Airbnb has done well for a few reasons. But one that might be the most important is how little competition the platform has. Yes, there are hotels in every city around the world and smaller rental platforms like VRBO (owned by Expedia), but the majority of the new "live anywhere" and home-sharing market is run through Airbnb.

With such a strong, competitive position, it's no wonder that the company is able to grow at solid double-digit rates while also generating extremely high profit margins.

The bad: A flood of supply could impact daily rates

Things looked great for Airbnb in 2022, but there are some looming concerns that the short-term rental market may be headed for a downturn. For one, there have been numerous anecdotes that demand has dried up on the platform in certain U.S. markets, which is driving down what hosts can charge guests.

With extremely low mortgage rates in 2020 and 2021, many people took out cheap loans to buy properties to rent out on Airbnb. Now, with interest rates soaring and housing prices dropping, this flood of supply is finding it hard to book guests without offering huge discounts.

If this becomes a widespread issue, Airbnb's average daily rate on its nights booked could decline in 2023. This number was $156 last quarter, up significantly from $128 in the fourth quarter of 2020.

I have no doubt Airbnb can grow the nights and experiences booked through its platform in 2023 and 2024, but if average daily rates fall due to an oversupply and rising mortgage rates, revenue growth will suffer. For example, if nights and experiences booked were flat in 2023, revenue would decline 18% for the year if average daily rates went back to where they were two years ago.

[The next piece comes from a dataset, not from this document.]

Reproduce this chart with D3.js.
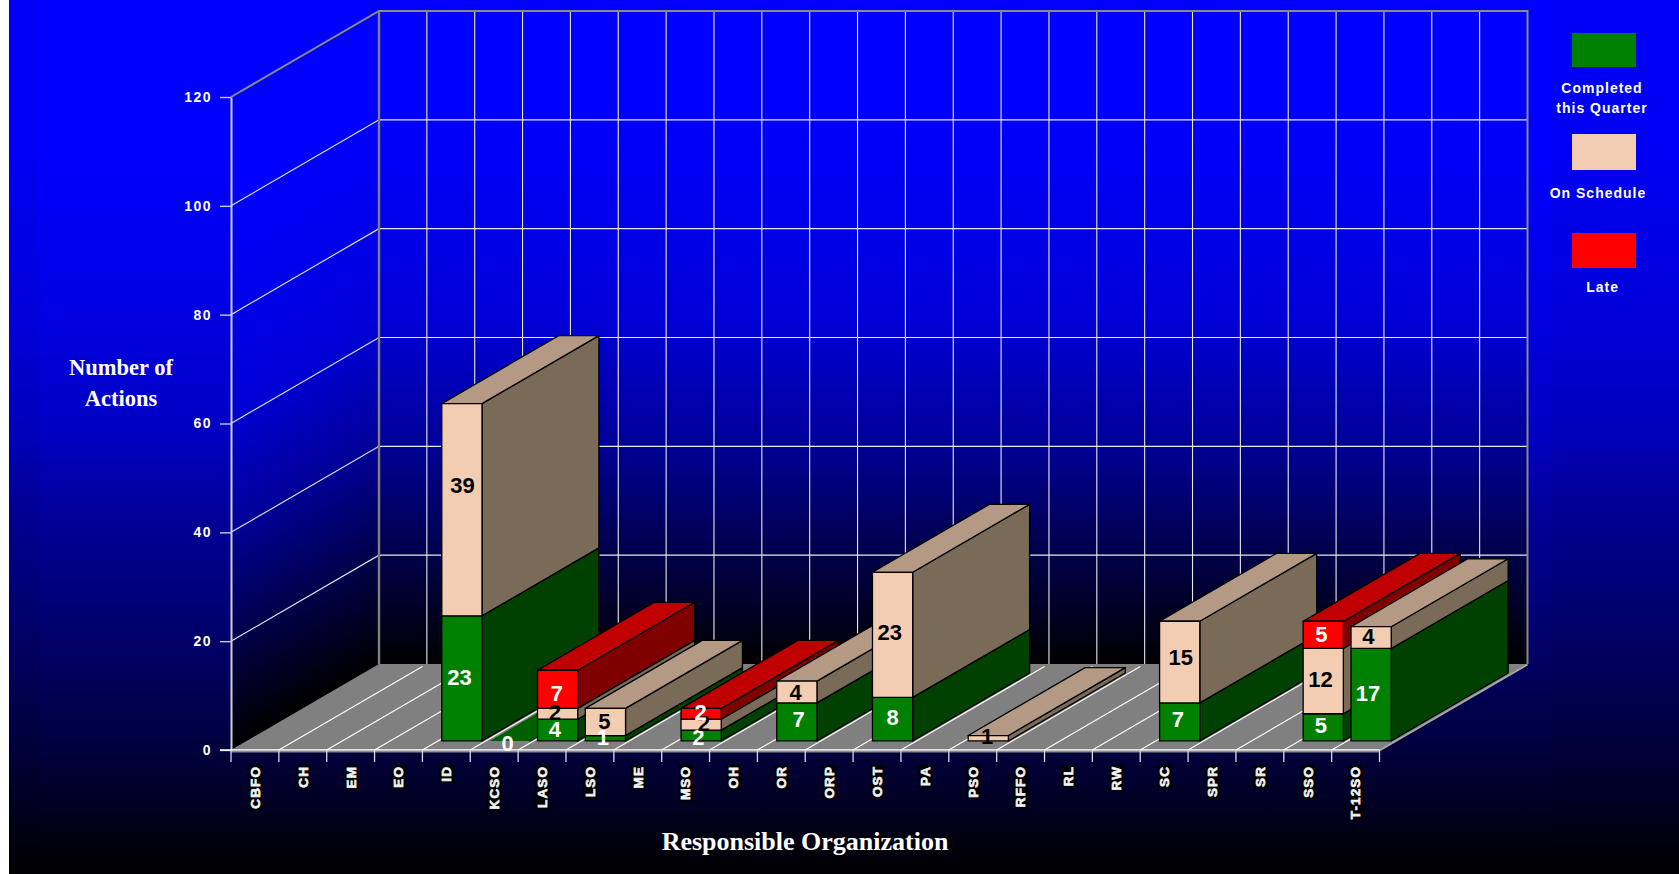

As of this writing, Airbnb trades at a market cap of $57 billion. Compared to its trailing net income, that gives the stock a price-to-earnings ratio (P/E) of 38, which is well above the market average. If this bear case materializes and earnings stagnate or go down in 2023 and 2024, this P/E ratio could look even worse a few quarters from now.

Airbnb is a high-quality business. But at an elevated earnings ratio and with potential headwinds developing over the next few years, I think investors should avoid the stock in 2023 unless the price drops significantly lower than where it is today.